I have been tossing and turning in bed over the last hour or so, unable to sleep due to a terrible flu. I decided to get up and write this post as the idea for this suddenly struck me. As my fingers type away on the keyboard, I realize they are shaking slightly, and that I smell of Vicks Vaporub. I pause for a while, and the pitter-patter of raindrops on the window distracts me. But I know I just have to carry on and capture my thoughts into words, but I don’t know why my blog takes precedence over my diary at this particular moment.
Anyway, the thing is just this: in a few months from now, I’ll turn twenty eight on a twenty eighth. For me this is the personal equivalent of the ‘Turning Thirty’ phenomenon. I remember reading Mike Gayle’s novel by the same name about two years back, and it was then that twenty eight became ‘the’ age for me. The novel’s protagonist Matt Beckford’s thoughts on turning thirty are excerpted below from the publisher’s write-up,
Thirty means going to the pub if there's somewhere to sit down. Thirty means owning at least one classical CD, even if it's 'Now That's What I Call Classical Vol 6'. Thirty means calling off the search for the perfect partner because now, after all these years in the wilderness, you've finally found what you've been looking for.
As I had finished reading the book then, I had asked myself, “What do I want for myself when I turn twenty-eight?”, and the first thought that had crossed my mind was this, “I want to be living in a house with a library and a garden” [1]. Over the last two years I have revisited this question many times, and I no doubt have many answers. All of these reflect a part of me, but THE answer which is me in totality has eluded me so far. May be I’ll arrive at the answer in the run-up to my birthday, may be I’ll not, or it is also possible that thirty five or even forty turns out to be “my twenty eight”, but right now I can’t do much except to jot down my foremost thoughts on this. When I turn twenty eight, I would like…
- …to have moved-on. I have many bitter memories hanging around my neck like the proverbial albatross. I think I have learnt my lessons from those trying times, but the memories still haunt me. I must have learnt to let go of that negativity.
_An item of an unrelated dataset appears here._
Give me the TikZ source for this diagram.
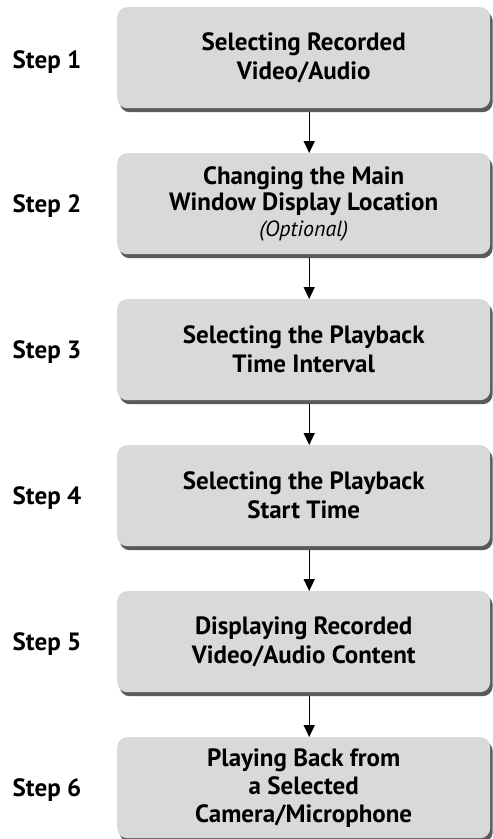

- …to have acquired the strength to understand that I am what I am and not to compare myself with anybody; and more importantly not to get riled by others’ comparisons.
- …to have learnt to be at peace with myself.
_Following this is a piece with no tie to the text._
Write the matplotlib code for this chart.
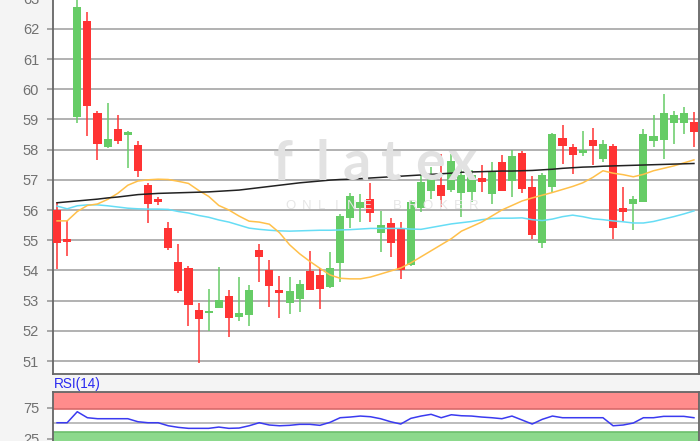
import matplotlib
matplotlib.use('Agg')
import matplotlib.pyplot as plt
import numpy as np

# ---------------- data ----------------
opens  = [56.00, 55.05, 59.07, 62.26, 59.22, 58.08, 58.67, 58.47, 58.15, 56.83,
          56.38, 55.39, 54.28, 54.07, 52.69, 52.58, 52.76, 53.16, 52.47, 52.53,
          54.67, 54.01, 53.35, 52.93, 53.04, 53.98, 53.84, 53.44, 54.23, 55.73,
          56.05, 56.35, 55.25, 55.58, 55.36, 54.18, 56.05, 56.64, 56.82, 56.66,
          56.55, 56.60, 57.07, 56.53, 57.60, 56.97, 57.90, 56.75, 54.91, 56.75,
          58.40, 58.07, 57.89, 58.31, 57.68, 58.12, 56.05, 56.19, 56.27, 58.29,
          58.33, 58.87, 58.87, 58.92]
closes = [54.90, 54.95, 62.71, 59.45, 58.17, 58.34, 58.30, 58.58, 57.30, 56.20,
          56.28, 54.73, 53.32, 52.85, 52.39, 52.65, 53.02, 52.43, 52.60, 53.35,
          54.43, 53.48, 53.24, 53.32, 53.55, 53.36, 53.37, 54.07, 55.80, 56.48,
          56.28, 55.89, 55.50, 54.91, 54.01, 56.27, 56.94, 57.19, 56.46, 57.63,
          57.16, 57.16, 56.94, 57.27, 56.64, 57.78, 56.71, 55.17, 57.16, 58.51,
          58.13, 57.82, 58.00, 58.12, 58.18, 55.42, 55.94, 56.38, 58.51, 58.45,
          59.20, 59.14, 59.20, 58.59]
highs  = [56.25, 55.65, 63.30, 62.56, 59.28, 59.53, 59.14, 58.62, 58.29, 56.88,
          56.43, 55.61, 54.89, 54.14, 52.91, 53.37, 54.12, 53.35, 53.78, 53.51,
          54.89, 54.36, 53.81, 53.77, 53.68, 54.65, 54.07, 54.62, 55.86, 56.57,
          56.52, 56.88, 55.96, 55.75, 55.61, 56.33, 57.19, 57.43, 57.87, 57.87,
          57.60, 57.32, 57.49, 57.60, 57.82, 58.00, 57.96, 57.12, 57.21, 58.56,
          58.81, 58.18, 58.60, 58.70, 58.31, 58.18, 56.75, 56.46, 58.67, 59.14,
          59.84, 59.29, 59.42, 59.25]
lows   = [54.05, 54.47, 58.89, 58.46, 57.65, 58.04, 58.20, 57.38, 57.10, 55.58,
          56.18, 54.66, 53.24, 52.16, 50.95, 52.00, 52.74, 51.80, 52.33, 52.15,
          53.62, 52.79, 52.41, 52.55, 52.63, 53.35, 52.71, 53.42, 53.62, 55.39,
          55.61, 55.61, 54.62, 54.45, 53.70, 54.14, 55.94, 56.38, 56.11, 56.60,
          55.78, 56.27, 56.60, 56.19, 56.62, 56.44, 56.55, 55.03, 54.73, 56.60,
          57.52, 57.19, 57.78, 57.49, 57.60, 55.03, 55.64, 55.33, 56.25, 58.10,
          57.68, 58.20, 58.51, 58.07]

ma_long  = [56.24, 56.27, 56.30, 56.33, 56.36, 56.40, 56.43, 56.47, 56.51, 56.53,
            56.55, 56.56, 56.57, 56.58, 56.59, 56.60, 56.62, 56.64, 56.66, 56.70,
            56.74, 56.78, 56.82, 56.86, 56.90, 56.93, 56.96, 56.99, 57.01, 57.02,
            57.04, 57.06, 57.08, 57.10, 57.12, 57.14, 57.16, 57.18, 57.20, 57.22,
            57.25, 57.26, 57.27, 57.28, 57.29, 57.29, 57.30, 57.31, 57.33, 57.35,
            57.38, 57.40, 57.42, 57.43, 57.45, 57.46, 57.47, 57.48, 57.49, 57.50,
            57.51, 57.52, 57.53, 57.54]
ma_mid   = [56.13, 56.04, 56.14, 56.17, 56.17, 56.14, 56.10, 56.06, 56.04, 56.03,
            56.03, 56.02, 55.95, 55.90, 55.82, 55.76, 55.67, 55.60, 55.50, 55.40,
            55.36, 55.33, 55.31, 55.30, 55.31, 55.32, 55.33, 55.33, 55.34, 55.35,
            55.37, 55.39, 55.39, 55.39, 55.39, 55.37, 55.36, 55.42, 55.48, 55.54,
            55.58, 55.62, 55.68, 55.72, 55.73, 55.73, 55.74, 55.68, 55.65, 55.70,
            55.78, 55.83, 55.78, 55.71, 55.68, 55.64, 55.61, 55.57, 55.57, 55.62,
            55.70, 55.78, 55.87, 55.97]
ma_short = [55.64, 55.64, 55.95, 56.15, 56.20, 56.35, 56.55, 56.82, 56.96, 57.00,
            57.02, 57.01, 56.95, 56.88, 56.65, 56.45, 56.15, 56.00, 55.80, 55.63,
            55.60, 55.53, 55.25, 54.85, 54.55, 54.30, 54.07, 53.85, 53.74, 53.72,
            53.72, 53.78, 53.88, 53.98, 54.08, 54.25, 54.45, 54.65, 54.85, 55.05,
            55.30, 55.45, 55.60, 55.80, 56.00, 56.15, 56.30, 56.40, 56.49, 56.58,
            56.68, 56.78, 56.90, 57.08, 57.30, 57.22, 57.17, 57.10, 57.18, 57.30,
            57.38, 57.46, 57.56, 57.66]
rsi = [50.9, 50.9, 68.7, 59.0, 57.4, 57.4, 57.4, 57.4, 52.5, 50.9,
       50.9, 46.0, 43.4, 41.8, 41.8, 41.8, 43.9, 41.8, 42.3, 46.0,
       50.9, 47.2, 46.0, 46.7, 48.3, 48.3, 46.7, 51.5, 59.0, 60.1,
       61.7, 60.6, 57.4, 52.5, 48.8, 58.0, 61.7, 64.5, 59.0, 63.8,
       62.2, 61.7, 60.1, 59.0, 57.4, 61.7, 55.3, 48.8, 56.4, 61.7,
       59.0, 59.0, 59.0, 59.0, 59.0, 46.0, 47.2, 50.4, 59.0, 59.0,
       61.2, 61.2, 61.2, 59.0]
price_ticks = list(range(51, 64))
rsi_ticks = [25, 75]
rsi_label = "RSI(14)"

# ---------------- styling ----------------
W, H = 700, 441
BG = '#f4f4f4'
UP = '#66cc66'
DOWN = '#ff3333'
TICK_C = '#707070'
FONT = ['Liberation Sans', 'DejaVu Sans']
plt.rcParams['font.family'] = FONT

fig = plt.figure(figsize=(W / 100, H / 100), dpi=100, facecolor=BG)


def px_axes(left, top, right, bottom):
    return fig.add_axes([left / W, 1 - bottom / H, (right - left) / W, (bottom - top) / H])


# ---------------- main price panel ----------------
ax = px_axes(53, -16.5, 699, 374)
ax.set_facecolor('white')
ax.set_xlim(-0.4, 63.5)
ax.set_ylim(50.57, 63.5)

x = np.arange(len(opens))
o = np.array(opens); c = np.array(closes)
hi = np.array(highs); lo = np.array(lows)
up = c >= o
cols = np.where(up, UP, DOWN)
body_lo = np.minimum(o, c)
body_h = np.maximum(np.abs(c - o), 0.06)

ax.vlines(x, lo, hi, colors=cols, linewidth=1.1, zorder=3)
ax.bar(x, body_h, bottom=body_lo, width=0.8, color=cols, linewidth=0, zorder=4)

ax.plot(x, ma_mid, color='#66ddf5', lw=1.1, zorder=5)
ax.plot(x, ma_short, color='#ffc04a', lw=1.1, zorder=5)
ax.plot(x, ma_long, color='#222222', lw=1.1, zorder=6)

ax.set_yticks(price_ticks)
ax.set_yticklabels([str(t) for t in price_ticks])
ax.yaxis.grid(True, color='#ababab', lw=1.3, zorder=1)
ax.set_axisbelow(True)
ax.set_xticks([])
ax.tick_params(axis='y', colors='#999999', labelcolor=TICK_C, labelsize=10.5,
               length=4, width=1.2, pad=6)
for s in ['top']:
    ax.spines[s].set_visible(False)
for s in ['left', 'bottom', 'right']:
    ax.spines[s].set_color('#666666')
    ax.spines[s].set_linewidth(1.3)

# watermark
wm_letters = 'flatex'
wm_x = [283, 322, 357, 391, 430, 462]
for ch, xp in zip(wm_letters, wm_x):
    fig.text(xp / W, 1 - 180 / H, ch, ha='center', va='baseline', fontsize=40,
             fontweight='bold', color='#e2e2e2', family=['Lato', 'DejaVu Sans'],
             zorder=0.5)
sub = 'ONLINE BROKER'
for k, ch in enumerate(sub):
    fig.text((291 + k * 15.2) / W, 1 - 206 / H, ch, ha='center', va='center',
             fontsize=9.5, color='#e6e6e6', zorder=0.5)

# ---------------- RSI panel ----------------
rax = px_axes(53, 392, 699, 454.2)
rax.set_facecolor('white')
rax.set_xlim(-0.4, 63.5)
rax.set_ylim(0, 100.6)
rax.axhspan(72.6, 100.6, facecolor='#ff8c8c', edgecolor='none', zorder=1)
rax.axhline(72.6, color='#d86a6a', lw=1.2, zorder=1.5)
rax.axhspan(0, 36.3, facecolor='#8cd98c', edgecolor='none', zorder=1)
rax.axhline(36.3, color='#6cbf6c', lw=1.2, zorder=1.5)
rax.axhline(50, color='#b0b0b0', lw=1.2, zorder=1.5)
rax.plot(x, rsi, color='#3a3af0', lw=1.1, zorder=3)
rax.set_yticks(rsi_ticks)
rax.set_yticklabels([str(t) for t in rsi_ticks])
rax.set_xticks([])
rax.tick_params(axis='y', colors='#999999', labelcolor=TICK_C, labelsize=10.5,
                length=4, width=1.2, pad=6)
for s in ['left', 'top', 'right', 'bottom']:
    rax.spines[s].set_color('#666666')
    rax.spines[s].set_linewidth(1.3)

fig.text(53.5 / W, 1 - 384 / H, rsi_label, ha='left', va='center', fontsize=9.8,
         color='#2a2af0')

fig.savefig('out.png', dpi=100, facecolor=BG)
I have had many such thoughts competing for my "Turning Twenty Eight Manifesto", but may be you get the idea from the three above…it’s all just on the lines of becoming a better person. And these could well be passed off as new year/any birthday resolutions…but these are not what I am looking for. Hell, I had even created an account on 43things.com about an year ago just for fun, to see if that helped, but it turned out to be an utter waste of time. All I ended up doing there was to think of things that I wanted to do before twenty-eight (I remember one amusing entry that I created then; it was to throw away my blanket after I read an article on the BBC about deaths caused by mite-infested blankets. But no, I still haven’t discarded that blanket, because it was one of the first things I had bought with my first salary. Emotional bonding to material things, that’s the characteristic that I wish to get rid of).
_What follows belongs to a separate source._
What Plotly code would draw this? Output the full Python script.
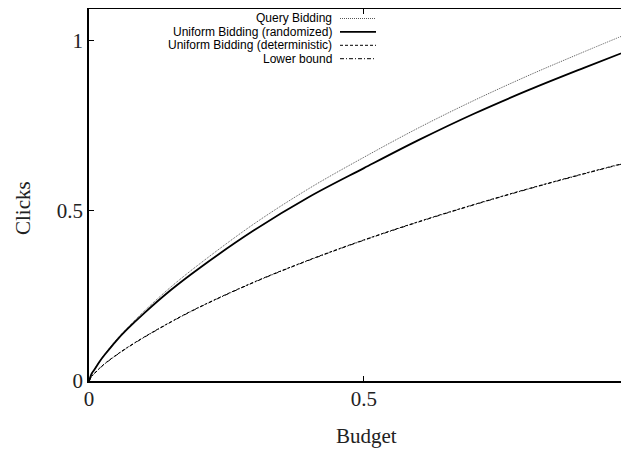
import plotly.graph_objects as go

budget = [0, 0.005, 0.01, 0.02, 0.03, 0.05, 0.07, 0.1, 0.15, 0.2, 0.3, 0.4, 0.5, 0.6, 0.7, 0.8, 0.9, 1.0]
query_bidding = [0, 0.022, 0.035, 0.060, 0.082, 0.122, 0.157, 0.205, 0.278, 0.343, 0.462, 0.566, 0.658, 0.745, 0.825, 0.899, 0.968, 1.035]
uniform_random = [0, 0.022, 0.034, 0.059, 0.080, 0.119, 0.153, 0.199, 0.269, 0.331, 0.443, 0.541, 0.626, 0.709, 0.786, 0.856, 0.921, 0.984]
uniform_determ = [0, 0.014, 0.023, 0.039, 0.053, 0.077, 0.099, 0.129, 0.175, 0.217, 0.291, 0.356, 0.415, 0.469, 0.519, 0.566, 0.610, 0.652]
lower_bound = [0, 0.013, 0.022, 0.038, 0.052, 0.076, 0.098, 0.128, 0.174, 0.216, 0.290, 0.355, 0.414, 0.468, 0.518, 0.565, 0.609, 0.651]

x_ticks = [0, 0.5, 1]
y_ticks = [0, 0.5, 1]

series = [
    ("Query Bidding", query_bidding, dict(color="#555555", width=1, dash="1px,1px")),
    ("Uniform Bidding (randomized)", uniform_random, dict(color="black", width=1.8, dash="solid")),
    ("Uniform Bidding (deterministic)", uniform_determ, dict(color="black", width=1, dash="3px,2px")),
    ("Lower bound", lower_bound, dict(color="black", width=1, dash="4px,2px,1px,2px")),
]

fig = go.Figure()
for name, ys, ln in series:
    fig.add_trace(go.Scatter(x=budget, y=ys, mode="lines", name=name, line=dict(shape="spline", **ln),
                             showlegend=False))

# page body margin offsets the figure by 8px; plot area is 540 x 372 px (page x 89..629, y 9..381)
PL, PT, PW, PH = 89, 9, 540, 372


def px(x):
    return (x - PL) / PW


def py(y):
    return (PT + PH - y) / PH


leg_px = [18.5, 31.9, 45.3, 58.7]
for (name, ys, ln), yp in zip(series, leg_px):
    fig.add_annotation(x=px(333), y=py(yp), xref="paper", yref="paper", text=name, showarrow=False,
                       xanchor="right", yanchor="middle", borderpad=0,
                       font=dict(family="Liberation Sans", size=12, color="black"))
    fig.add_shape(type="line", xref="paper", yref="paper", x0=px(340), x1=px(376),
                  y0=py(yp), y1=py(yp), line=ln)

axis_font = dict(family="Liberation Serif", size=21, color="#222222")
fig.add_annotation(x=px(366), y=py(436), xref="paper", yref="paper", text="Budget", showarrow=False,
                   xanchor="center", yanchor="middle", font=axis_font)
fig.add_annotation(x=px(23), y=py(208), xref="paper", yref="paper", text="Clicks", showarrow=False,
                   textangle=-90, xanchor="center", yanchor="middle", font=axis_font)

fig.update_layout(
    width=621, height=443,
    margin=dict(l=81, r=0, t=1, b=70),
    plot_bgcolor="white", paper_bgcolor="white",
    xaxis=dict(range=[0, 0.982], tickvals=x_ticks, ticktext=["0", "0.5", "1"], automargin=False,
               showgrid=False, zeroline=False, showline=True, linecolor="black", linewidth=1.5,
               mirror="ticks", ticks="inside", ticklen=5, tickcolor="black", tickwidth=1,
               ticklabelstandoff=-2, tickfont=axis_font),
    yaxis=dict(range=[0, 1.094], tickvals=y_ticks, ticktext=["0", "0.5", "1"], automargin=False,
               showgrid=False, zeroline=False, showline=True, linecolor="black", linewidth=1.5,
               mirror=False, ticks="inside", ticklen=5, tickcolor="black", tickwidth=1,
               tickfont=axis_font),
)

fig.write_html("out.html")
So there you now see my thoughts on turning twenty eight. I am uncertain to a great extent. I have the bits and pieces that make up the jig-saw, but turns out that, it is one of those humongous thousand piece puzzles. I need time, and I definitely need patience to get it right.
[1]. A library with my own books, and a garden that I would have created. And I was pretty sure that the house in question would be a rented one…striking gold in the profession would take a few more years :).